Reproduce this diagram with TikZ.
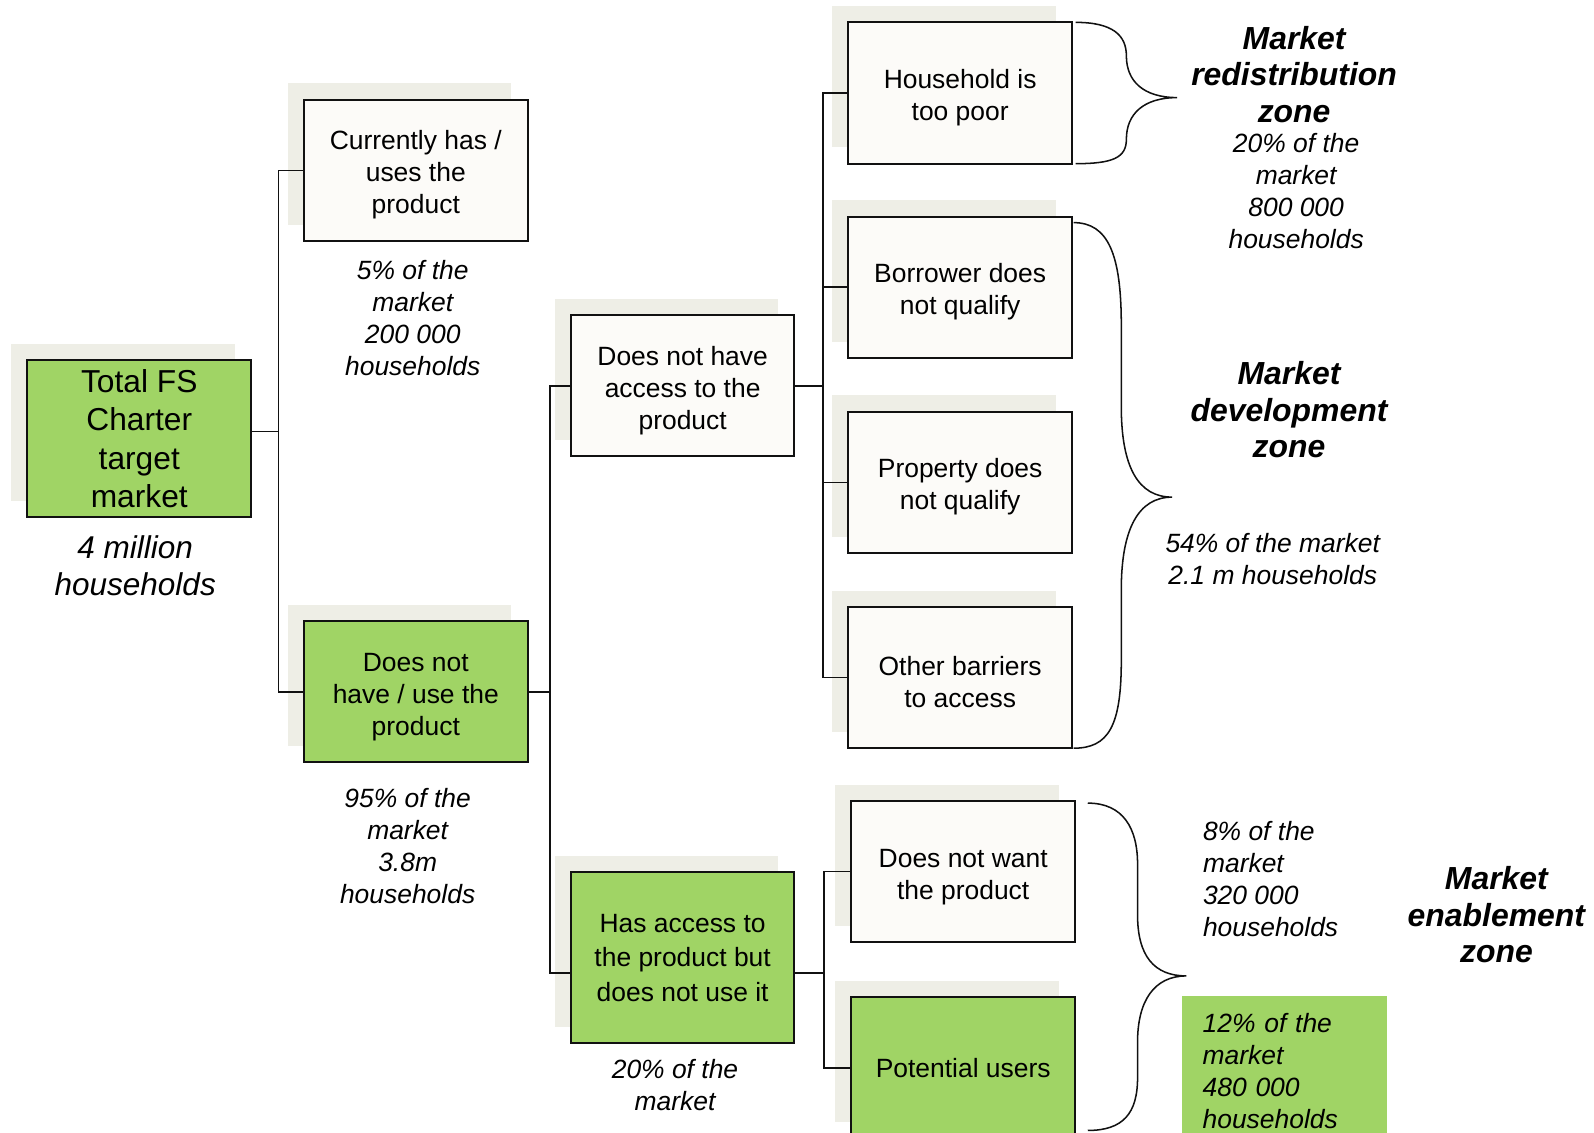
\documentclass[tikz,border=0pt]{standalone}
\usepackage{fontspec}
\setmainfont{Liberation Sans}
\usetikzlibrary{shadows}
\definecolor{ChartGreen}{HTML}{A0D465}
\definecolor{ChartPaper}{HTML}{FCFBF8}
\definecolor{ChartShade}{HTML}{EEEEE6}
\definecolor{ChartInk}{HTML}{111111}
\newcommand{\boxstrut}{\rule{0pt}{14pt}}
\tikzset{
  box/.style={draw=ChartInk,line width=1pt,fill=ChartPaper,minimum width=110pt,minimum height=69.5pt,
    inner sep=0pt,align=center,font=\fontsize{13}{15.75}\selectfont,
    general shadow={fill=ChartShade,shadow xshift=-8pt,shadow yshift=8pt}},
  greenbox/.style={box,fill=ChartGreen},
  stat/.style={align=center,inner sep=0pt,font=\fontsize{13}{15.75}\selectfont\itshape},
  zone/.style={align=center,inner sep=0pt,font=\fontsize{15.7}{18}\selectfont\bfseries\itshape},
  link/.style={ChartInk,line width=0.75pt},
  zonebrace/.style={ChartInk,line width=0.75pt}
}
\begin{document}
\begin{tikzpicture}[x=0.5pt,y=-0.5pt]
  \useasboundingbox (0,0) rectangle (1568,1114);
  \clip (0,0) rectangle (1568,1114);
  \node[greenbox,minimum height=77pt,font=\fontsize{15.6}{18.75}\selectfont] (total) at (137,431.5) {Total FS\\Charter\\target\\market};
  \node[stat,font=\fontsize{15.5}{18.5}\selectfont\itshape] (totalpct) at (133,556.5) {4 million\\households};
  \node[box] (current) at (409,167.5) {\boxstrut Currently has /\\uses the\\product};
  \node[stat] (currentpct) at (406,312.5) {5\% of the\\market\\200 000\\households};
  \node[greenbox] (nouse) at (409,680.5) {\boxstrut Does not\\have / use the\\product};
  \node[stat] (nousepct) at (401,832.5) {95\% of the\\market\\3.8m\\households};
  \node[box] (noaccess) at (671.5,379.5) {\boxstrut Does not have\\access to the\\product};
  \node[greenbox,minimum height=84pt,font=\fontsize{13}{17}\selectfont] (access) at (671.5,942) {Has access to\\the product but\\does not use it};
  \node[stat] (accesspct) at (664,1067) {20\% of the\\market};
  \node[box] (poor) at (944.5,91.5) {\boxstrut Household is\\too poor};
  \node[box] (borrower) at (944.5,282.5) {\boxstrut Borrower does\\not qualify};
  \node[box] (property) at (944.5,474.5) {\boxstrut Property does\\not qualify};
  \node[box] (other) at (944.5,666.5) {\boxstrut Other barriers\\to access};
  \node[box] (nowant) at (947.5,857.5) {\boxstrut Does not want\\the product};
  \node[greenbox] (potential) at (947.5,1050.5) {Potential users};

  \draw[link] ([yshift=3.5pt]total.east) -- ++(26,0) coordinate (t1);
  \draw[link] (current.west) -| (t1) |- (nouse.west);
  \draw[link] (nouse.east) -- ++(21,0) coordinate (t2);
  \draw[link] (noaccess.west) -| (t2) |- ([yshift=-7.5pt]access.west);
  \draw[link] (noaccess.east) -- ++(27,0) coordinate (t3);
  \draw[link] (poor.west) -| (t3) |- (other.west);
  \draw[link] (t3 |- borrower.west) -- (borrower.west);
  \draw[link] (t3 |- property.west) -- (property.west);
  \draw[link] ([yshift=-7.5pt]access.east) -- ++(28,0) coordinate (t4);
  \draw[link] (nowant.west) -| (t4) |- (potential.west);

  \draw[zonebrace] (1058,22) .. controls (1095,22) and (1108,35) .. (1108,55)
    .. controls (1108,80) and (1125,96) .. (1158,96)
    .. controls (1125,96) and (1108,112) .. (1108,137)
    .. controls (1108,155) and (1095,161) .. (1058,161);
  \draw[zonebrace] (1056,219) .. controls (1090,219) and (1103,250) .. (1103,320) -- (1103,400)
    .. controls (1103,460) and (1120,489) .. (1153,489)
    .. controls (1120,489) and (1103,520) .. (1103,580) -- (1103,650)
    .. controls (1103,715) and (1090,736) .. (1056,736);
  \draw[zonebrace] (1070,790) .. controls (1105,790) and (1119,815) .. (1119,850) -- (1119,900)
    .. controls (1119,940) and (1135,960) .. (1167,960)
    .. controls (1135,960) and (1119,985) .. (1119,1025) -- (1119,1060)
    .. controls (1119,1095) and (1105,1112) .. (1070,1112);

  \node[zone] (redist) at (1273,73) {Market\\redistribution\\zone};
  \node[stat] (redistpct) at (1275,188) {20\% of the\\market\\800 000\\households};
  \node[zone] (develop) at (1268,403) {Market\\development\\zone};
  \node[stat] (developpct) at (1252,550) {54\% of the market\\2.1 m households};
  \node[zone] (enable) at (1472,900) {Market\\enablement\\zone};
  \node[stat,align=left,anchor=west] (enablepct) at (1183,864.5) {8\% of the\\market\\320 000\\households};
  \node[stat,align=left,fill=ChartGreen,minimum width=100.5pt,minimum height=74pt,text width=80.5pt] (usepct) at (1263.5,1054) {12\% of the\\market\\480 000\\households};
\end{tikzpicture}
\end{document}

- What you should do
Quote every line word for word and keep the images out of the copy.

- Response for this exercise
Reproduce this diagram with TikZ.
\documentclass[tikz,border=0pt]{standalone}
\usepackage{fontspec}
\setmainfont{Liberation Sans}
\usetikzlibrary{shadows}
\definecolor{ChartGreen}{HTML}{A0D465}
\definecolor{ChartPaper}{HTML}{FCFBF8}
\definecolor{ChartShade}{HTML}{EEEEE6}
\definecolor{ChartInk}{HTML}{111111}
\newcommand{\boxstrut}{\rule{0pt}{14pt}}
\tikzset{
  box/.style={draw=ChartInk,line width=1pt,fill=ChartPaper,minimum width=110pt,minimum height=69.5pt,
    inner sep=0pt,align=center,font=\fontsize{13}{15.75}\selectfont,
    general shadow={fill=ChartShade,shadow xshift=-8pt,shadow yshift=8pt}},
  greenbox/.style={box,fill=ChartGreen},
  stat/.style={align=center,inner sep=0pt,font=\fontsize{13}{15.75}\selectfont\itshape},
  zone/.style={align=center,inner sep=0pt,font=\fontsize{15.7}{18}\selectfont\bfseries\itshape},
  link/.style={ChartInk,line width=0.75pt},
  zonebrace/.style={ChartInk,line width=0.75pt}
}
\begin{document}
\begin{tikzpicture}[x=0.5pt,y=-0.5pt]
  \useasboundingbox (0,0) rectangle (1568,1114);
  \clip (0,0) rectangle (1568,1114);
  \node[greenbox,minimum height=77pt,font=\fontsize{15.6}{18.75}\selectfont] (total) at (137,431.5) {Total FS\\Charter\\target\\market};
  \node[stat,font=\fontsize{15.5}{18.5}\selectfont\itshape] (totalpct) at (133,556.5) {4 million\\households};
  \node[box] (current) at (409,167.5) {\boxstrut Currently has /\\uses the\\product};
  \node[stat] (currentpct) at (406,312.5) {5\% of the\\market\\200 000\\households};
  \node[greenbox] (nouse) at (409,680.5) {\boxstrut Does not\\have / use the\\product};
  \node[stat] (nousepct) at (401,832.5) {95\% of the\\market\\3.8m\\households};
  \node[box] (noaccess) at (671.5,379.5) {\boxstrut Does not have\\access to the\\product};
  \node[greenbox,minimum height=84pt,font=\fontsize{13}{17}\selectfont] (access) at (671.5,942) {Has access to\\the product but\\does not use it};
  \node[stat] (accesspct) at (664,1067) {20\% of the\\market};
  \node[box] (poor) at (944.5,91.5) {\boxstrut Household is\\too poor};
  \node[box] (borrower) at (944.5,282.5) {\boxstrut Borrower does\\not qualify};
  \node[box] (property) at (944.5,474.5) {\boxstrut Property does\\not qualify};
  \node[box] (other) at (944.5,666.5) {\boxstrut Other barriers\\to access};
  \node[box] (nowant) at (947.5,857.5) {\boxstrut Does not want\\the product};
  \node[greenbox] (potential) at (947.5,1050.5) {Potential users};

  \draw[link] ([yshift=3.5pt]total.east) -- ++(26,0) coordinate (t1);
  \draw[link] (current.west) -| (t1) |- (nouse.west);
  \draw[link] (nouse.east) -- ++(21,0) coordinate (t2);
  \draw[link] (noaccess.west) -| (t2) |- ([yshift=-7.5pt]access.west);
  \draw[link] (noaccess.east) -- ++(27,0) coordinate (t3);
  \draw[link] (poor.west) -| (t3) |- (other.west);
  \draw[link] (t3 |- borrower.west) -- (borrower.west);
  \draw[link] (t3 |- property.west) -- (property.west);
  \draw[link] ([yshift=-7.5pt]access.east) -- ++(28,0) coordinate (t4);
  \draw[link] (nowant.west) -| (t4) |- (potential.west);

  \draw[zonebrace] (1058,22) .. controls (1095,22) and (1108,35) .. (1108,55)
    .. controls (1108,80) and (1125,96) .. (1158,96)
    .. controls (1125,96) and (1108,112) .. (1108,137)
    .. controls (1108,155) and (1095,161) .. (1058,161);
  \draw[zonebrace] (1056,219) .. controls (1090,219) and (1103,250) .. (1103,320) -- (1103,400)
    .. controls (1103,460) and (1120,489) .. (1153,489)
    .. controls (1120,489) and (1103,520) .. (1103,580) -- (1103,650)
    .. controls (1103,715) and (1090,736) .. (1056,736);
  \draw[zonebrace] (1070,790) .. controls (1105,790) and (1119,815) .. (1119,850) -- (1119,900)
    .. controls (1119,940) and (1135,960) .. (1167,960)
    .. controls (1135,960) and (1119,985) .. (1119,1025) -- (1119,1060)
    .. controls (1119,1095) and (1105,1112) .. (1070,1112);

  \node[zone] (redist) at (1273,73) {Market\\redistribution\\zone};
  \node[stat] (redistpct) at (1275,188) {20\% of the\\market\\800 000\\households};
  \node[zone] (develop) at (1268,403) {Market\\development\\zone};
  \node[stat] (developpct) at (1252,550) {54\% of the market\\2.1 m households};
  \node[zone] (enable) at (1472,900) {Market\\enablement\\zone};
  \node[stat,align=left,anchor=west] (enablepct) at (1183,864.5) {8\% of the\\market\\320 000\\households};
  \node[stat,align=left,fill=ChartGreen,minimum width=100.5pt,minimum height=74pt,text width=80.5pt] (usepct) at (1263.5,1054) {12\% of the\\market\\480 000\\households};
\end{tikzpicture}
\end{document}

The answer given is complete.